Copy out the listing that follows, exact in every word, and skip the images.

--- Start MATERIAL PROVIDED ---

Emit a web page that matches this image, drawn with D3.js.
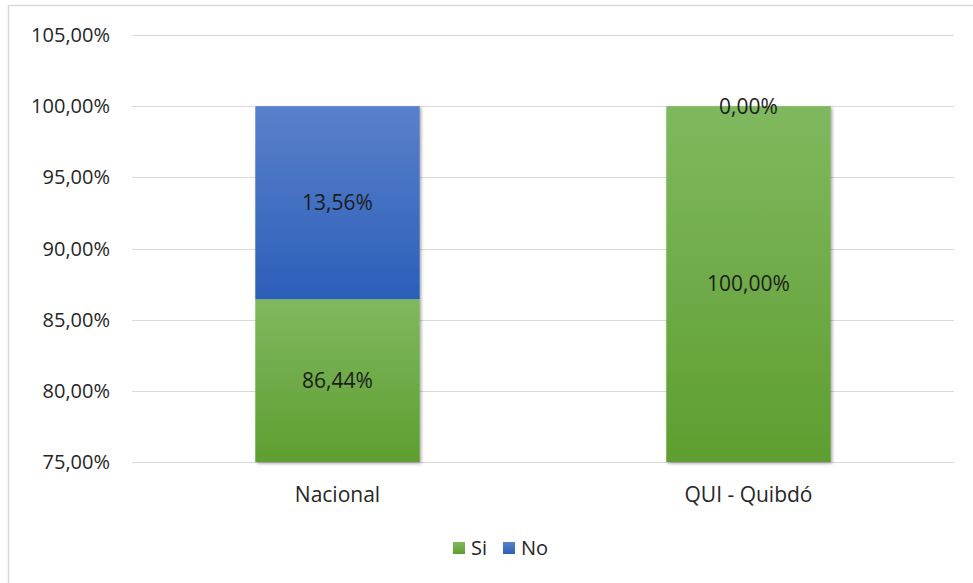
<!DOCTYPE html>
<html>
<head>
<meta charset="utf-8">
<script src="https://cdn.jsdelivr.net/npm/d3@7"></script>
<style>
  body { margin: 0; background: #fff; }
  text { font-family: "Open Sans", "Noto Sans", sans-serif; fill: #262626; }
</style>
</head>
<body>
<div id="chart"></div>
<script>
const width = 973;
const height = 583;

const categories = ["Nacional", "QUI - Quibdó"];
const siValues = [86.44, 100.00];
const noValues = [13.56, 0.00];
const yTicks = [75, 80, 85, 90, 95, 100, 105];
const seriesNames = ["Si", "No"];

const margin = {top: 35, right: 19, bottom: 121, left: 132};

const svg = d3.select("#chart").append("svg")
    .attr("width", width)
    .attr("height", height);

const defs = svg.append("defs");

function gradient(id, top, bottom) {
    const g = defs.append("linearGradient")
        .attr("id", id)
        .attr("x1", 0).attr("y1", 0).attr("x2", 0).attr("y2", 1);
    g.append("stop").attr("offset", "0%").attr("stop-color", top);
    g.append("stop").attr("offset", "100%").attr("stop-color", bottom);
}
gradient("gSi", "#80b85f", "#5e9e30");
gradient("gNo", "#5a80cc", "#2c5fb8");

const shadow = defs.append("filter").attr("id", "shadow")
    .attr("x", "-10%").attr("y", "-10%").attr("width", "130%").attr("height", "130%");
shadow.append("feDropShadow")
    .attr("dx", 1.5).attr("dy", 1.5).attr("stdDeviation", 1.8)
    .attr("flood-color", "#000").attr("flood-opacity", 0.35);

// chart frame
svg.append("path")
    .attr("d", `M8.5,${height} V5.5 H${width}`)
    .attr("fill", "none")
    .attr("stroke", "#d9d9d9")
    .attr("stroke-width", 1.5);

const x = d3.scaleBand()
    .domain(categories)
    .range([margin.left, width - margin.right])
    .paddingInner(0.6)
    .paddingOuter(0.3);

const y = d3.scaleLinear()
    .domain([75, 105])
    .range([height - margin.bottom, margin.top]);

// grid
svg.append("g")
  .selectAll("line")
  .data(yTicks)
  .join("line")
    .attr("x1", margin.left)
    .attr("x2", width - margin.right)
    .attr("y1", d => Math.round(y(d)) + 0.5)
    .attr("y2", d => Math.round(y(d)) + 0.5)
    .attr("stroke", "#d9d9d9")
    .attr("stroke-width", 1);

const fmt = v => v.toFixed(2).replace(".", ",") + "%";

// y axis labels
svg.append("g")
  .selectAll("text")
  .data(yTicks)
  .join("text")
    .attr("x", 110)
    .attr("y", d => y(d))
    .attr("dy", "0.35em")
    .attr("text-anchor", "end")
    .attr("font-size", 20)
    .text(d => fmt(d));

const rows = categories.map((c, i) => ({cat: c, si: siValues[i], no: noValues[i]}));

const bars = svg.append("g").attr("filter", "url(#shadow)");

bars.selectAll("rect.si")
  .data(rows)
  .join("rect")
    .attr("class", "si")
    .attr("x", d => x(d.cat))
    .attr("width", x.bandwidth())
    .attr("y", d => y(d.si))
    .attr("height", d => y(75) - y(d.si))
    .attr("fill", "url(#gSi)");

bars.selectAll("rect.no")
  .data(rows.filter(d => d.no > 0))
  .join("rect")
    .attr("class", "no")
    .attr("x", d => x(d.cat))
    .attr("width", x.bandwidth())
    .attr("y", d => y(d.si + d.no))
    .attr("height", d => y(d.si) - y(d.si + d.no))
    .attr("fill", "url(#gNo)");

// data labels
const labels = svg.append("g").attr("font-size", 21).attr("text-anchor", "middle");

labels.selectAll("text.si")
  .data(rows)
  .join("text")
    .attr("x", d => x(d.cat) + x.bandwidth() / 2)
    .attr("y", d => y((75 + d.si) / 2))
    .attr("dy", "0.35em")
    .style("fill", "#1c1c1c")
    .text(d => fmt(d.si));

labels.selectAll("text.no")
  .data(rows)
  .join("text")
    .attr("x", d => x(d.cat) + x.bandwidth() / 2)
    .attr("y", d => y(d.si + d.no / 2))
    .attr("dy", "0.35em")
    .style("fill", "#1c1c1c")
    .text(d => fmt(d.no));

// x labels
svg.append("g")
  .selectAll("text")
  .data(categories)
  .join("text")
    .attr("x", d => x(d) + x.bandwidth() / 2)
    .attr("y", 495)
    .attr("dy", "0.35em")
    .attr("text-anchor", "middle")
    .attr("font-size", 21)
    .text(d => d);

// legend
const legend = svg.append("g").attr("transform", "translate(453,548)");
const legendItems = legend.selectAll("g")
  .data(seriesNames)
  .join("g")
    .attr("transform", (d, i) => `translate(${i * 50},0)`);
legendItems.append("rect")
    .attr("x", 0).attr("y", -6)
    .attr("width", 12).attr("height", 12)
    .attr("fill", (d, i) => i === 0 ? "url(#gSi)" : "url(#gNo)");
legendItems.append("text")
    .attr("x", 18)
    .attr("dy", "0.35em")
    .attr("font-size", 20)
    .text(d => d);
</script>
</body>
</html>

--- End MATERIAL PROVIDED ---

SOLUTION TO THIS PROBLEM ▸
Emit a web page that matches this image, drawn with D3.js.
<!DOCTYPE html>
<html>
<head>
<meta charset="utf-8">
<script src="https://cdn.jsdelivr.net/npm/d3@7"></script>
<style>
  body { margin: 0; background: #fff; }
  text { font-family: "Open Sans", "Noto Sans", sans-serif; fill: #262626; }
</style>
</head>
<body>
<div id="chart"></div>
<script>
const width = 973;
const height = 583;

const categories = ["Nacional", "QUI - Quibdó"];
const siValues = [86.44, 100.00];
const noValues = [13.56, 0.00];
const yTicks = [75, 80, 85, 90, 95, 100, 105];
const seriesNames = ["Si", "No"];

const margin = {top: 35, right: 19, bottom: 121, left: 132};

const svg = d3.select("#chart").append("svg")
    .attr("width", width)
    .attr("height", height);

const defs = svg.append("defs");

function gradient(id, top, bottom) {
    const g = defs.append("linearGradient")
        .attr("id", id)
        .attr("x1", 0).attr("y1", 0).attr("x2", 0).attr("y2", 1);
    g.append("stop").attr("offset", "0%").attr("stop-color", top);
    g.append("stop").attr("offset", "100%").attr("stop-color", bottom);
}
gradient("gSi", "#80b85f", "#5e9e30");
gradient("gNo", "#5a80cc", "#2c5fb8");

const shadow = defs.append("filter").attr("id", "shadow")
    .attr("x", "-10%").attr("y", "-10%").attr("width", "130%").attr("height", "130%");
shadow.append("feDropShadow")
    .attr("dx", 1.5).attr("dy", 1.5).attr("stdDeviation", 1.8)
    .attr("flood-color", "#000").attr("flood-opacity", 0.35);

// chart frame
svg.append("path")
    .attr("d", `M8.5,${height} V5.5 H${width}`)
    .attr("fill", "none")
    .attr("stroke", "#d9d9d9")
    .attr("stroke-width", 1.5);

const x = d3.scaleBand()
    .domain(categories)
    .range([margin.left, width - margin.right])
    .paddingInner(0.6)
    .paddingOuter(0.3);

const y = d3.scaleLinear()
    .domain([75, 105])
    .range([height - margin.bottom, margin.top]);

// grid
svg.append("g")
  .selectAll("line")
  .data(yTicks)
  .join("line")
    .attr("x1", margin.left)
    .attr("x2", width - margin.right)
    .attr("y1", d => Math.round(y(d)) + 0.5)
    .attr("y2", d => Math.round(y(d)) + 0.5)
    .attr("stroke", "#d9d9d9")
    .attr("stroke-width", 1);

const fmt = v => v.toFixed(2).replace(".", ",") + "%";

// y axis labels
svg.append("g")
  .selectAll("text")
  .data(yTicks)
  .join("text")
    .attr("x", 110)
    .attr("y", d => y(d))
    .attr("dy", "0.35em")
    .attr("text-anchor", "end")
    .attr("font-size", 20)
    .text(d => fmt(d));

const rows = categories.map((c, i) => ({cat: c, si: siValues[i], no: noValues[i]}));

const bars = svg.append("g").attr("filter", "url(#shadow)");

bars.selectAll("rect.si")
  .data(rows)
  .join("rect")
    .attr("class", "si")
    .attr("x", d => x(d.cat))
    .attr("width", x.bandwidth())
    .attr("y", d => y(d.si))
    .attr("height", d => y(75) - y(d.si))
    .attr("fill", "url(#gSi)");

bars.selectAll("rect.no")
  .data(rows.filter(d => d.no > 0))
  .join("rect")
    .attr("class", "no")
    .attr("x", d => x(d.cat))
    .attr("width", x.bandwidth())
    .attr("y", d => y(d.si + d.no))
    .attr("height", d => y(d.si) - y(d.si + d.no))
    .attr("fill", "url(#gNo)");

// data labels
const labels = svg.append("g").attr("font-size", 21).attr("text-anchor", "middle");

labels.selectAll("text.si")
  .data(rows)
  .join("text")
    .attr("x", d => x(d.cat) + x.bandwidth() / 2)
    .attr("y", d => y((75 + d.si) / 2))
    .attr("dy", "0.35em")
    .style("fill", "#1c1c1c")
    .text(d => fmt(d.si));

labels.selectAll("text.no")
  .data(rows)
  .join("text")
    .attr("x", d => x(d.cat) + x.bandwidth() / 2)
    .attr("y", d => y(d.si + d.no / 2))
    .attr("dy", "0.35em")
    .style("fill", "#1c1c1c")
    .text(d => fmt(d.no));

// x labels
svg.append("g")
  .selectAll("text")
  .data(categories)
  .join("text")
    .attr("x", d => x(d) + x.bandwidth() / 2)
    .attr("y", 495)
    .attr("dy", "0.35em")
    .attr("text-anchor", "middle")
    .attr("font-size", 21)
    .text(d => d);

// legend
const legend = svg.append("g").attr("transform", "translate(453,548)");
const legendItems = legend.selectAll("g")
  .data(seriesNames)
  .join("g")
    .attr("transform", (d, i) => `translate(${i * 50},0)`);
legendItems.append("rect")
    .attr("x", 0).attr("y", -6)
    .attr("width", 12).attr("height", 12)
    .attr("fill", (d, i) => i === 0 ? "url(#gSi)" : "url(#gNo)");
legendItems.append("text")
    .attr("x", 18)
    .attr("dy", "0.35em")
    .attr("font-size", 20)
    .text(d => d);
</script>
</body>
</html>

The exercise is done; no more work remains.